Selon le Nihon keizai shinbun, en Indonésie, Fumio Kishida incitera les dirigeants locaux à exclure la Russie du G20. "L'Indonésie présidera le sommet du G20 cette année. Le G7 est persuadé qu'il faut écarter la Russie du G20. Au sein de ce dernier, il existe plusieurs pays proches de la Russie. Notamment la Chine. Le premier ministre japonais devrait proposer au président indonésien Joko Widodo, qui présidera le sommet, son aide dans la coordination de la position par rapport à la participation de la Russie", écrit le journal japonais.
Pendant une conférence de presse, le 8 avril, Fumio Kishida a déclaré aux journalistes: "Nous devons évoquer cette question avec la présidence indonésienne et d'autres pays membres du G20."
L'attention des Japonais pour la Thaïlande s'explique par le fait que ce pays présidera cette année le forum de l'APEC (Coopération économique pour l'Asie-Pacifique). Les États-Unis, la Chine et la Russie participeront également à ce forum. Le Japon tentera manifestement de compliquer également la position de Moscou au sein de cette organisation.
"Les pays de l'Asean adoptent traditionnellement une position équidistante en politique étrangère vis-à-vis des États-Unis, de la Chine et de la Russie. Ils savent bien que même si pour certaines raisons les pays de la région connaissaient des tensions avec la Chine et la Russie, les États-Unis ne les soutiendraient pas forcément. Telles sont les craintes des pays de l'Asean concernant leur sécurité", explique le média.
L'activité des États-Unis et du Japon, jouant le rôle de leur subordonné, en Asie de l'Est et du Sud-Est s'explique par la compréhension du fait que les forces des Anglo-Saxons et des Japonais à eux seuls ne suffisent pas pour affaiblir la Russie et réduire son influence dans le monde. À l'heure actuelle, parmi les pays d'Asie ayant décrété des sanctions contre la Russie se trouvent seulement le Japon, Taïwan, la Corée du Sud et Singapour. Alors que la plupart des pays de la vaste région d'Asie entretiennent des relations économiques traditionnelles avec la Russie. L'Inde, le Laos, le Vietnam et d'autres pays de l'Asie-Pacifique se sont abstenus du vote sur une résolution condamnant la Russie à l'Assemblée générale des Nations unies en mars dernier.
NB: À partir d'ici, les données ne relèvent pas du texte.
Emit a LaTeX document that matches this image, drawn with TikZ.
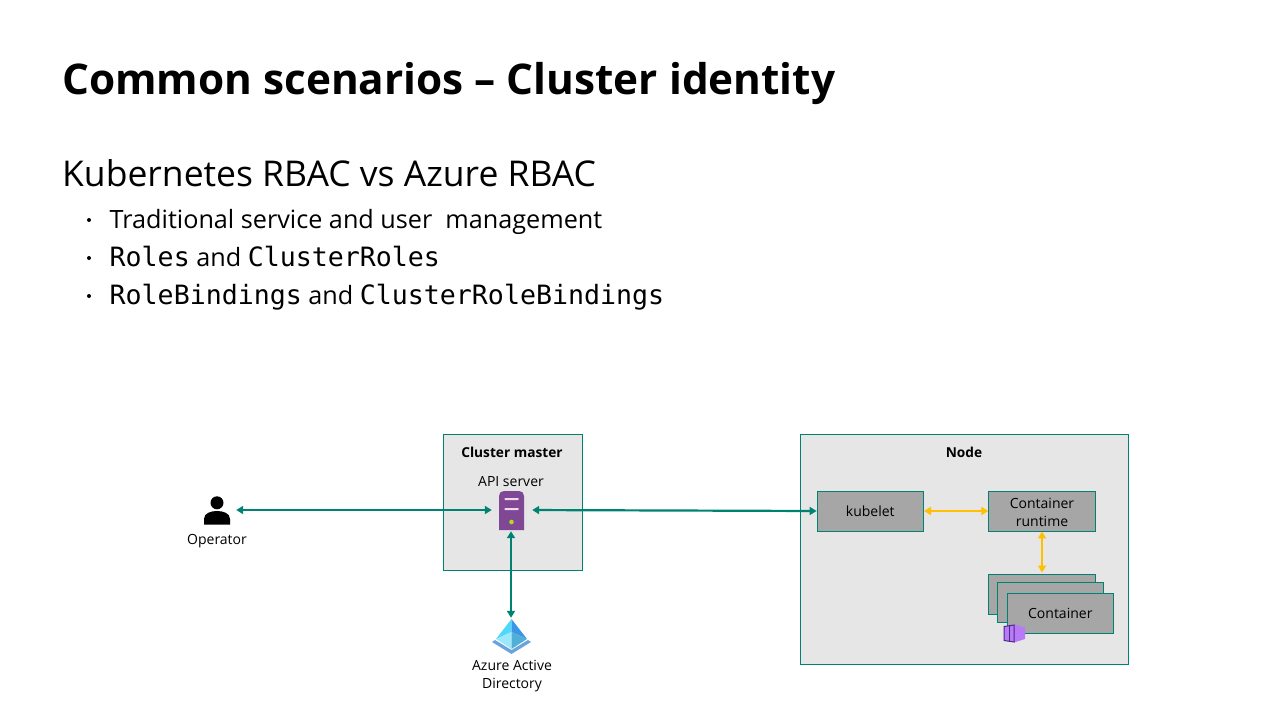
\documentclass[tikz,border=0pt]{standalone}
\usepackage{fontspec}
\setmainfont{Open Sans}
\newfontfamily\codefont{DejaVu Sans Mono}
\newcommand{\codetxt}[1]{{\codefont\fontsize{26.6}{30}\selectfont #1}}
\usetikzlibrary{arrows.meta,positioning}
\definecolor{teal}{HTML}{008272}
\definecolor{amber}{HTML}{FFC000}
\definecolor{boxgray}{HTML}{E6E6E6}
\definecolor{partgray}{HTML}{A6A6A6}
\tikzset{
  groupbox/.style={draw=teal,fill=boxgray,line width=1pt,inner sep=0pt},
  partbox/.style={draw=teal,fill=partgray,line width=0.9pt,inner sep=0pt,align=center,
    minimum width=106.5pt,minimum height=40pt,font=\fontsize{14}{18}\selectfont},
  iconbox/.style={inner sep=0pt},
  small/.style={inner sep=0pt,align=center,font=\fontsize{14}{18}\selectfont},
  smallbold/.style={small,font=\fontsize{13.7}{18}\selectfont\bfseries},
  conn/.style={draw=teal,line width=2.2pt,{Triangle[length=7pt,width=8pt]}-{Triangle[length=7pt,width=8pt]}},
  yconn/.style={conn,draw=amber},
  slide/.style={inner sep=0pt,anchor=base west}
}
\begin{document}
\begin{tikzpicture}[x=1pt,y=-1pt]
    \useasboundingbox (0,0) rectangle (1280,720);
    % slide text
    \node[slide,font=\fontsize{42.3}{50}\selectfont\bfseries] (title) at (62,94.5) {Common scenarios – Cluster identity};
    \node[slide,font=\fontsize{35.5}{40}\selectfont] (subtitle) at (62,186) {Kubernetes RBAC vs Azure RBAC};
    \foreach \y/\txt in {228/{Traditional service and user\ \ management},
                         266/{\codetxt{Roles} and \codetxt{ClusterRoles}},
                         304/{\codetxt{RoleBindings} and \codetxt{ClusterRoleBindings}}} {
        \fill (89,\y-8) circle (2);
        \node[slide,font=\fontsize{25.2}{30}\selectfont] at (109.5,\y) {\txt};
    }
    % boxes
    \node[groupbox,minimum width=139pt,minimum height=136pt] (master) at (513,502.5) {};
    \node[smallbold] (mastertitle) at (512,452) {Cluster master};
    \node[small] (apilabel) at (511,481.5) {API server};
    \node[groupbox,minimum width=328pt,minimum height=230pt] (worker) at (964.5,549.5) {};
    \node[smallbold] (workertitle) at (964,452) {Node};
    \node[partbox] (kubelet) at (870.3,511) {kubelet};
    \node[partbox] (runtime) at (1042,511) {\rule{0pt}{12.5pt}Container\\runtime};
    \node[partbox] (stacka) at (1042,594) {};
    \node[partbox] (stackb) at (1050.5,602) {};
    \node[partbox] (stackc) at (1060.3,613) {Container};
    % operator
    \node[iconbox,minimum width=26pt,minimum height=28pt] (operator) at (217,510) {};
    \fill (operator.north) ++(0,7) circle (6.5);
    \fill (204,524.5) -- (204,519) .. controls (204,513) and (211,511) .. (217,511) .. controls (223,511) and (230,513) .. (230,519) -- (230,524.5) -- cycle;
    \node[small] (oplabel) at (217,541) {Operator};
    % api server icon
    \node[iconbox,minimum width=26pt,minimum height=40pt] (api) at (511,510) {};
    \fill[fill={rgb,255:red,128;green,72;blue,148}] (499,530) -- (499,496) .. controls (499,493) and (501,491) .. (504,491) -- (519,491) .. controls (522,491) and (524,493) .. (524,496) -- (524,530) -- cycle;
    \fill[color=white!85!violet,rounded corners=0.5pt] (504.5,498) rectangle (518.5,500);
    \fill[color=white!85!violet,rounded corners=0.5pt] (504.5,508) rectangle (518.5,510);
    \fill[color=yellow!70!green] (511.5,522) circle (2.3);
    % aad icon
    \node[iconbox,minimum width=40pt,minimum height=36pt] (aad) at (511,637) {};
    \fill[color=cyan!60!blue!60!white] (492,642) -- (495,640) -- (511.5,650) -- (528,640) -- (531,642) -- (511.5,654) -- cycle;
    \fill[color={rgb,255:red,80;green,215;blue,250}] (511.5,619) -- (496,639) -- (511.5,632) -- cycle;
    \fill[color={rgb,255:red,60;green,150;blue,230}] (511.5,619) -- (527,639) -- (511.5,632) -- cycle;
    \fill[color={rgb,255:red,155;green,232;blue,250}] (496,639) -- (511.5,632) -- (511.5,649) -- cycle;
    \fill[color={rgb,255:red,80;green,175;blue,215}] (527,639) -- (511.5,632) -- (511.5,649) -- cycle;
    \node[small] (aadlabel) at (512,676.5) {Azure Active\\Directory};
    % container icon
    \fill[color={rgb,255:red,184;green,122;blue,245}] (1014,624.5) -- (1022,626.5) -- (1025,627.5) -- (1025,639) -- (1014,642.5) -- cycle;
    \draw[color={rgb,255:red,74;green,40;blue,140},fill={rgb,255:red,184;green,122;blue,245},line width=1pt] (1004,626.5) -- (1014,625) -- (1014,642) -- (1004,640.5) -- cycle;
    \draw[color={rgb,255:red,74;green,40;blue,140},line width=1pt] (1009,626) -- (1009,641);
    % connectors
    \draw[conn,shorten <=6pt,shorten >=6pt] (operator.east) -- (api.west);
    \draw[conn,shorten <=8pt] (api.east) -- (kubelet.west);
    \draw[conn,shorten <=1pt,shorten >=1pt] (api.south) -- (aad.north);
    \draw[yconn] (kubelet.east) -- (runtime.west);
    \draw[yconn,shorten >=1pt] (runtime.south) -- (stacka.north);
\end{tikzpicture}
\end{document}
Nihon keizai shinbun estime que le Japon occupe une position unique en tant que seul membre asiatique du G7. Et il rappelle que le président ukrainien Volodymyr Zelensky avait remercié le Japon lors de son discours en ligne au parlement japonais: "Le Japon a été le premier pays d'Asie à faire pression sur la Russie pour rétablir la paix." Cependant, l'activité de Washington et de Tokyo visant à constituer un front uni contre la Russie n'est pas appréciée par tout le monde en Asie. Le journal écrit: "Le gouvernement japonais est au courant que les pays d'Asie n'apprécient pas les demandes des États-Unis et de l'Europe de participer aux sanctions unilatérales contre la Russie." Néanmoins, Fumio Kishida cherchera à persuader les dirigeants de l'Asie-Pacifique à se joindre aux sanctions contre la Russie.
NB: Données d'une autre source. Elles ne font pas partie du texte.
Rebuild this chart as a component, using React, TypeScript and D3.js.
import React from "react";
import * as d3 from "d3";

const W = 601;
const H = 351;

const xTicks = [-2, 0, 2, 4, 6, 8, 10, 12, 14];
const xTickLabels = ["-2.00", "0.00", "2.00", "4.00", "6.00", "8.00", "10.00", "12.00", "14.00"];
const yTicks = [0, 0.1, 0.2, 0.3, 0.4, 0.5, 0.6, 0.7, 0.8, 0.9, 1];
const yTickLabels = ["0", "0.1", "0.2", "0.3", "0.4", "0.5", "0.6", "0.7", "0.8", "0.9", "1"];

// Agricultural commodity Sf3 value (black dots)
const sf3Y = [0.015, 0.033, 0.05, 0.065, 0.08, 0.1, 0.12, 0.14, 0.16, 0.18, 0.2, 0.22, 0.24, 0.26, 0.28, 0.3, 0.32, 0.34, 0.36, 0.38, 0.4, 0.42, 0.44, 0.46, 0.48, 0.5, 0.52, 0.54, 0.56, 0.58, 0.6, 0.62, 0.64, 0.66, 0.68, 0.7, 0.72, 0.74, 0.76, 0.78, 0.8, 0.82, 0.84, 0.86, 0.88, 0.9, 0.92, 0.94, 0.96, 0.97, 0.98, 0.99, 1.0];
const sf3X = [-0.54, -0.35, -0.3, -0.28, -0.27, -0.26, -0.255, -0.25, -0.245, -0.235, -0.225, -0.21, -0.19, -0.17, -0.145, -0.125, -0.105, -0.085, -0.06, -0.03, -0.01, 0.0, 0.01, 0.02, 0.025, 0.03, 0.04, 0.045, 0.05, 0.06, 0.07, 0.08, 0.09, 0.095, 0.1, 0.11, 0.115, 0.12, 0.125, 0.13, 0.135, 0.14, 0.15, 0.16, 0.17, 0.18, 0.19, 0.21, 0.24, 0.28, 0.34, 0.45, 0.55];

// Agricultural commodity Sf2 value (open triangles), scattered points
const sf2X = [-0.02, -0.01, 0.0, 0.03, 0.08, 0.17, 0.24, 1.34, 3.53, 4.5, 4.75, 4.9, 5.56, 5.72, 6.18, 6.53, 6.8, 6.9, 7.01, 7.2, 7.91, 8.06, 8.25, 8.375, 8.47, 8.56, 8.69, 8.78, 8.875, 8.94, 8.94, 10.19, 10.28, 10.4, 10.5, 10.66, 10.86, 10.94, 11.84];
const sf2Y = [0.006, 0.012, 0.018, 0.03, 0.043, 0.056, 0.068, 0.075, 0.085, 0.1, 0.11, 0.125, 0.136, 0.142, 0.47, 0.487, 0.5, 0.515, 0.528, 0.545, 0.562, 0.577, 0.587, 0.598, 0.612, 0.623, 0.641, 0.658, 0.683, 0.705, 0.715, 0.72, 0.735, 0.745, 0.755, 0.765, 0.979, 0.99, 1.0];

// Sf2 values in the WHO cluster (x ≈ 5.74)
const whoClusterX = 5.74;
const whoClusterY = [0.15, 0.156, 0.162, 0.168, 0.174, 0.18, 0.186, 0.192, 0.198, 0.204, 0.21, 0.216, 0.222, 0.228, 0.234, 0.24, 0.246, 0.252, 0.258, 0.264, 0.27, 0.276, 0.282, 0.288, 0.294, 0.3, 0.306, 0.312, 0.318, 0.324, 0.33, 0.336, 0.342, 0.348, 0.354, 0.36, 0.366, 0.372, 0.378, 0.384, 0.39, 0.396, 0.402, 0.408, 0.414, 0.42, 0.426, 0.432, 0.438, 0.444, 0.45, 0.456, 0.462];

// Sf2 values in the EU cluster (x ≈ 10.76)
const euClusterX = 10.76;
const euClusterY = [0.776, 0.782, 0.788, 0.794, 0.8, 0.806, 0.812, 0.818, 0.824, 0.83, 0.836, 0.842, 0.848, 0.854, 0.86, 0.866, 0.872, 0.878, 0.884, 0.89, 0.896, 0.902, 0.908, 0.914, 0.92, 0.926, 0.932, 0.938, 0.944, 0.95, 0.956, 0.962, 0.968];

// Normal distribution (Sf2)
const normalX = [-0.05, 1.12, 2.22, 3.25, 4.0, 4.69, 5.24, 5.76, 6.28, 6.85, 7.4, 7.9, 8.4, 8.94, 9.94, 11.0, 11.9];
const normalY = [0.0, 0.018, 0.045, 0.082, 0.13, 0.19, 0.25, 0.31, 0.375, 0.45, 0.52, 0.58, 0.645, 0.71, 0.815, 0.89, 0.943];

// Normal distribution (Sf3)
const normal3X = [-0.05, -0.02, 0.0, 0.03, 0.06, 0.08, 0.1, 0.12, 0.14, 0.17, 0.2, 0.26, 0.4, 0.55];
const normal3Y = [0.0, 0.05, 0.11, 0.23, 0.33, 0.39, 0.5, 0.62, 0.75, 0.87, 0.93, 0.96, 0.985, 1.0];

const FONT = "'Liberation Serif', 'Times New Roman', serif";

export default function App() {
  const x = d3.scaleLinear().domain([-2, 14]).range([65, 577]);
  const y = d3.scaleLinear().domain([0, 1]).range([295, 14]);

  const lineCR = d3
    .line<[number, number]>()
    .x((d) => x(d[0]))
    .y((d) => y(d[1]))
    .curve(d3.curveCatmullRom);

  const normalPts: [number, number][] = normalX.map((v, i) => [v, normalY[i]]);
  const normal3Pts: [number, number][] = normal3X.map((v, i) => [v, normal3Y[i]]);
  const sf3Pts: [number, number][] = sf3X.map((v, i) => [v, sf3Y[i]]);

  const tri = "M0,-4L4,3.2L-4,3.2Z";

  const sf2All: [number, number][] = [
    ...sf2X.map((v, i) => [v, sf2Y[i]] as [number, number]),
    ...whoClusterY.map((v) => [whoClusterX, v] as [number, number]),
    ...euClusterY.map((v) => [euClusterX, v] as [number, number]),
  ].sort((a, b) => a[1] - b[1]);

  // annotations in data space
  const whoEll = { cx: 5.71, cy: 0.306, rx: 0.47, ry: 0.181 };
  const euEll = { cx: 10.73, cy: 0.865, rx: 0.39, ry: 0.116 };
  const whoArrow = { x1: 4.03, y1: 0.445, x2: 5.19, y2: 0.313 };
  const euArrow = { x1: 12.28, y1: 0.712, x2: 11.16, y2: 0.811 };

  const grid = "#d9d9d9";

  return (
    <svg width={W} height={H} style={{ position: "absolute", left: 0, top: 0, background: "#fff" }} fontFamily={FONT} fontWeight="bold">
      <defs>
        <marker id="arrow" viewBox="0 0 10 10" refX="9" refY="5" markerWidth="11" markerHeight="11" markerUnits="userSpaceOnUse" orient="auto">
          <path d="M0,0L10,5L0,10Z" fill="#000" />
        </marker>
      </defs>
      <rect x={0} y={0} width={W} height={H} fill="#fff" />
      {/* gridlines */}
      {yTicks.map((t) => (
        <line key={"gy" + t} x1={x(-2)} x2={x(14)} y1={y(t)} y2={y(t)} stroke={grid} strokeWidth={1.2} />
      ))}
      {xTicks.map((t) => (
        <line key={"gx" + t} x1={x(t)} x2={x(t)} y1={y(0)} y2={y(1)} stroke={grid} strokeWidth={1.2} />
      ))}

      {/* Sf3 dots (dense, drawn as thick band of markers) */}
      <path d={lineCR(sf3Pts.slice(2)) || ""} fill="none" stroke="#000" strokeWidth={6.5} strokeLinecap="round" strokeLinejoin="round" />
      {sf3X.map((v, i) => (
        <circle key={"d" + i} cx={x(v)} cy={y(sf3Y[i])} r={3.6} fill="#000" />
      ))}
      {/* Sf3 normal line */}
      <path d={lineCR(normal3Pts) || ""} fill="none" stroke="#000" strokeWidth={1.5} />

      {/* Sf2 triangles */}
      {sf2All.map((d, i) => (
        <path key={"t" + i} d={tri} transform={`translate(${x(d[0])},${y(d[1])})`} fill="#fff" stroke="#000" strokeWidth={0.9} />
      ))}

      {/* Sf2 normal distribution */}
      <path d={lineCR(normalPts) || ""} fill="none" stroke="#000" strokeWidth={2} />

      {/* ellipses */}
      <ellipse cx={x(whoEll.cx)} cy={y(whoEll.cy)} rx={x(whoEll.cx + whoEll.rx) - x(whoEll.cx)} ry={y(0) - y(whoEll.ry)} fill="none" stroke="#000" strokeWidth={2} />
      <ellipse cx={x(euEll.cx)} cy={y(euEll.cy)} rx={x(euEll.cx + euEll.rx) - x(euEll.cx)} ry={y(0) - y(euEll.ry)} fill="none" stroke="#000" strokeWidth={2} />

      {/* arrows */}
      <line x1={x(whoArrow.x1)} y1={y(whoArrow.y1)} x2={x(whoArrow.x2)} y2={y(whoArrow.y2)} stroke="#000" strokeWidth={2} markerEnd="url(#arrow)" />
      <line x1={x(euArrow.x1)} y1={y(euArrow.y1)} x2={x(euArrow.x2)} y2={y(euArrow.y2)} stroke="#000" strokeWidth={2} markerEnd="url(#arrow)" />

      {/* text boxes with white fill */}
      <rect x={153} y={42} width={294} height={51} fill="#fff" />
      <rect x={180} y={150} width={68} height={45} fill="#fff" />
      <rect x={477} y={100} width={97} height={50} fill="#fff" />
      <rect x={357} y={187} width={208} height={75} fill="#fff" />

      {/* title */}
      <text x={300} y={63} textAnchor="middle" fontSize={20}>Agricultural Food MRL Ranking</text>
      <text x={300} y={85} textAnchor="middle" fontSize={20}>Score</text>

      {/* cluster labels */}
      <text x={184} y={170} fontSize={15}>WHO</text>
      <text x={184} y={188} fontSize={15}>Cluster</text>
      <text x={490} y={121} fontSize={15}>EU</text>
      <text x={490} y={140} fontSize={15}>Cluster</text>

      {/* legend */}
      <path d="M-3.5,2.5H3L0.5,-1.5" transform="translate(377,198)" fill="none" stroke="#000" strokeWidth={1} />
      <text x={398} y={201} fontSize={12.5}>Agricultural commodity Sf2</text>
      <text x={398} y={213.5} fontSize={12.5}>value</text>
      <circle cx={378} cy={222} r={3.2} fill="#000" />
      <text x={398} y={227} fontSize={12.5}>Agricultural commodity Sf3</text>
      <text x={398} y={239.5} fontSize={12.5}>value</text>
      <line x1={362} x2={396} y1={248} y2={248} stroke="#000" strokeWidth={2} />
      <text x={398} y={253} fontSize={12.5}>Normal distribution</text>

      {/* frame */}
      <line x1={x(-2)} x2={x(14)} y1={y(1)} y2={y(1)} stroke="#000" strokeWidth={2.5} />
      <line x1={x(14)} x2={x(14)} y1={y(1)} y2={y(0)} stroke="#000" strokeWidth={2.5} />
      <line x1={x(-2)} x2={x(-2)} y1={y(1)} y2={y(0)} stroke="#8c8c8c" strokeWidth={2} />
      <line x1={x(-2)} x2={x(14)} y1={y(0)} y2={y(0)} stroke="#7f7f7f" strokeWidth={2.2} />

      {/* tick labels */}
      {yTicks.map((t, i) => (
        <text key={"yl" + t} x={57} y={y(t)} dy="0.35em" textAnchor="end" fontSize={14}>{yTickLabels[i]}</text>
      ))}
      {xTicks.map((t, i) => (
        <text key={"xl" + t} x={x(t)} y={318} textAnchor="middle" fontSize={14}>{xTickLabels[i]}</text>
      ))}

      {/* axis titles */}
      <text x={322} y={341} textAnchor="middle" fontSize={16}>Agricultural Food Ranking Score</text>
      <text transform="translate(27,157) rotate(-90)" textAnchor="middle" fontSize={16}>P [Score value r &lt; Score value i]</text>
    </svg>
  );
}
Ce n'est pas la première fois que le premier ministre remplit une telle mission. Du 19 au 21 mars, il s'est rendu à ces fins en Inde et au Cambodge, rapportant ensuite aux membres du G7 les résultats de son voyage. Et cette fois également, on étudie la possibilité d'un voyage de Fumio Kishida, après sa visite dans les pays de l'Asie-Pacifique, en Europe, avant tout à Londres, où l'élaboration de la politique vis-à-vis de la Russie sera poursuivie. C'est apparemment dans ce but qu'un voyage de Joe Biden pourrait également avoir lieu en Asie.